Thursday, September 16, 2010

Poverty On The March

In recession-related bad news of the day, the U.S. poverty rate has hit a fifteen year high, and the overall number of people living in poverty - about 44 million - is the highest it's ever been, at least since the Census began collecting poverty data in 1959. I suspect that political partisans on both sides will, after agreeing that this unfortunate milestone is in fact a result of the recession, make pinning the blame on the other side their first priority. Democrats will reiterate their long-standing assertion that it was Bush-era policies that led to the recession, conservatives will argue that Obama's supposed remedies haven't prevented it from getting worse - and neither will really consider the probable reality that if it is even reasonable to blame this situation on our politicians, both parties deserve some of it.

I don't have much patience or sympathy for liberal rants about greedy Wall Street speculators and the like. More than anything else, the crash was the result of a credit market that due to a combination of regulatory fiat and monetary mismanagement put cash on loan into the hands of a lot of people that weren't in a position to pay it back. Even if the government had regulated Wall Street out of building their junk pyramid of credit default swaps and other dodgy financial instruments atop it, there was still a mountain of bad debt accumulating at the center of the economy. At worst, greedy bankers merely found a way to take that crap and make a profit by recycling it into a slightly different form of crap, one in which the eau de impenetrable financial jargon made the odor slightly less offensive. They made a bad problem worse, but they did not create it. As for the Democratic agenda, well - with a painful debt-induced fiscal crisis pretty clearly on the way, I don't think shoveling massive amounts of money out the door to be spent on ill-conceived pork projects in the name of economic stimulus or enacting a massive and massively flawed new entitlement like Obamacare were the best ideas. Billions of dollars later the stimulus has not stimulated - the economy is actually worse off now than the Obama administration claimed it would have been had nothing been done - and Obamacare has already gone up in price before even taking effect.
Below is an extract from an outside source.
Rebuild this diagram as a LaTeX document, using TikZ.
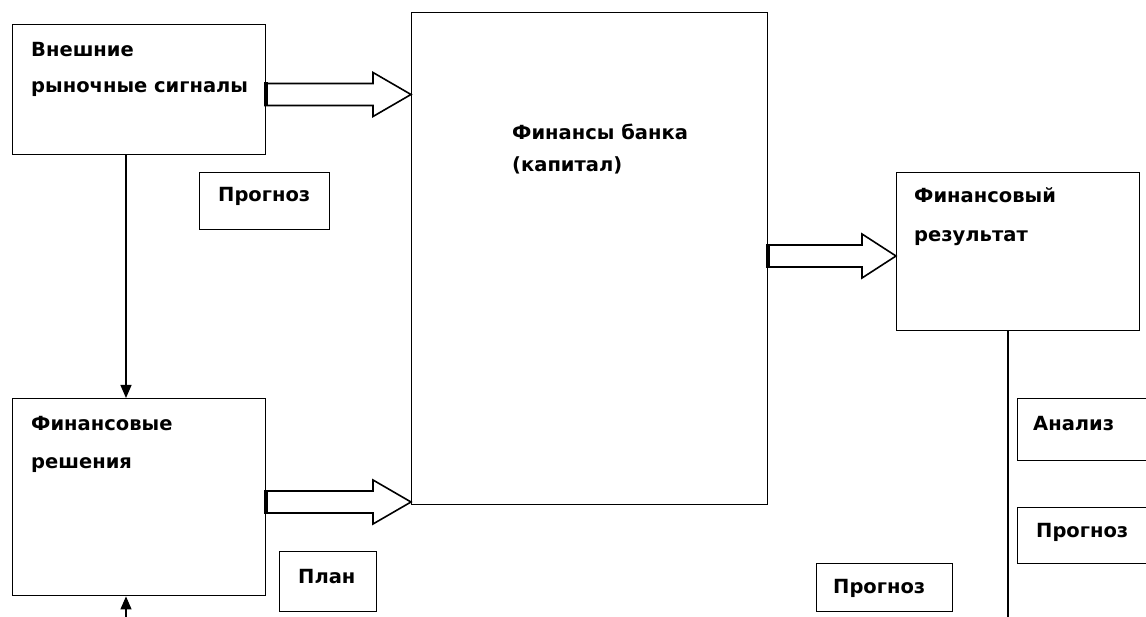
\documentclass[tikz,border=0pt]{standalone}
\usepackage{fontspec}
\setmainfont{DejaVu Sans}
\usetikzlibrary{arrows.meta}
\tikzset{
  box/.style={draw, line width=1.4pt, rectangle, inner sep=0pt, anchor=north west},
  txt/.style={anchor=base west, inner sep=0pt, font=\fontsize{19.5}{21}\selectfont\bfseries},
  blk/.style={draw, line width=1.6pt, fill=white, line join=miter},
  blkend/.style={line width=3.5pt},
  arr/.style={line width=1.2pt, -{Triangle[width=11pt,length=13pt]}},
  plain/.style={line width=1.2pt}
}
\newcommand{\blkarrow}[4]{% #1 start x, #2 mid y, #3 head start x, #4 tip x
  \draw[blk] (#1,#2-11) -- (#3,#2-11) -- (#3,#2-22) -- (#4,#2) -- (#3,#2+22) -- (#3,#2+11) -- (#1,#2+11) -- cycle;
  \draw[blkend] (#1+1,#2-12) -- (#1+1,#2+12);
}
\begin{document}
\begin{tikzpicture}[x=1pt,y=-1pt]
\useasboundingbox (0,0) rectangle (1146,617);
\fill[white] (0,0) rectangle (1146,617);
% boxes
\node[box, minimum width=253pt, minimum height=130pt] (ext) at (12,24) {};
\node[box, minimum width=356pt, minimum height=492pt] (fin) at (411,12) {};
\node[box, minimum width=130pt, minimum height=57pt] (prog1) at (199,172) {};
\node[box, minimum width=253pt, minimum height=197pt] (dec) at (12,398) {};
\node[box, minimum width=97pt, minimum height=60pt] (plan) at (279,551) {};
\node[box, minimum width=243pt, minimum height=158pt] (res) at (896,172) {};
\node[box, minimum width=140pt, minimum height=62pt] (anal) at (1017,398) {};
\node[box, minimum width=140pt, minimum height=56pt] (prog2) at (1017,507) {};
\node[box, minimum width=136pt, minimum height=48pt] (prog3) at (816,563) {};
% texts
\node[txt] (t1) at (31,57) {Внешние};
\node[txt] (t2) at (31,93) {рыночные сигналы};
\node[txt] (t3) at (512,140) {Финансы банка};
\node[txt] (t4) at (512,172) {(капитал)};
\node[txt] (t5) at (218,202) {Прогноз};
\node[txt] (t6) at (31,431) {Финансовые};
\node[txt] (t7) at (31,468) {решения};
\node[txt] (t8) at (298,583) {План};
\node[txt] (t9) at (914,203) {Финансовый};
\node[txt] (t10) at (914,242) {результат};
\node[txt] (t11) at (1033,431) {Анализ};
\node[txt] (t12) at (1036,537) {Прогноз};
\node[txt] (t13) at (833,593) {Прогноз};
% connectors
\coordinate (vx) at (126,0);
\coordinate (bot) at (126,617);
\coordinate (rx) at (1008,617);
\draw[arr] (ext.south -| vx) -- (dec.north -| vx);
\draw[arr] (bot) -- (dec.south -| bot);
\draw[plain] (res.south -| rx) -- (rx);
% block arrows
\blkarrow{265}{94.5}{373}{411}
\blkarrow{265}{502}{373}{411}
\blkarrow{767}{256}{862}{896}
\end{tikzpicture}
\end{document}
However, I don't find the Republican claims that the way things were prior to the government tampering of TARP, the stimulus, etc. was reflective of the natural order of the free market, and that Barack Obama is some kind of uniquely pernicious socialist interloper, any less risible. The American economy has, both directly and indirectly, been shaped by government policies, many of them dumb ones, for a long time. George Bush was as much a promoter of the idea that people should own their own homes and look at them as investments and not just places to live as anyone, and did nothing to alter the market-distorting Clinton-era policies that led to the housing bubble. And no party that, when they had control of the government, started two optional, ill-planned, and unfunded foreign wars in addition to doing its own share of irresponsible domestic spending, deserves a platform to complain about the fiscal irresponsibility of the other side.

In some sense, grim news like this is just the market adjusting to actual reality. Much of the wealth that fueled the pre-recession economy turned out to be illusory. It therefore stands to reason that some of the gains that had been made against poverty also turned out to be illusory. As a society, we were not producing enough tangible wealth to support our lifestyle, from the rich investment banker making hundreds of thousands of dollars trading financial phantasms on down to the struggling lower middle-class family that stretched to buy a house they couldn't really afford. Our leaders, in their eagerness to buy us off with extravagant promises on the one hand and their reluctance to insist that we pay anything like the real price for anything we wanted on the other, enabled this overstretch, and continue to do so. This is not a failure of one political party or ideology or the other - it's a failure of the entire system, the whole nexus of government, high finance, and big business, and the Democrats and Republicans are both too much a part of that system to recognize it. While I don't agree with a lot of what the Tea Party types have to say, their inchoate anger does at least make a bit more sense to me when viewed in this light.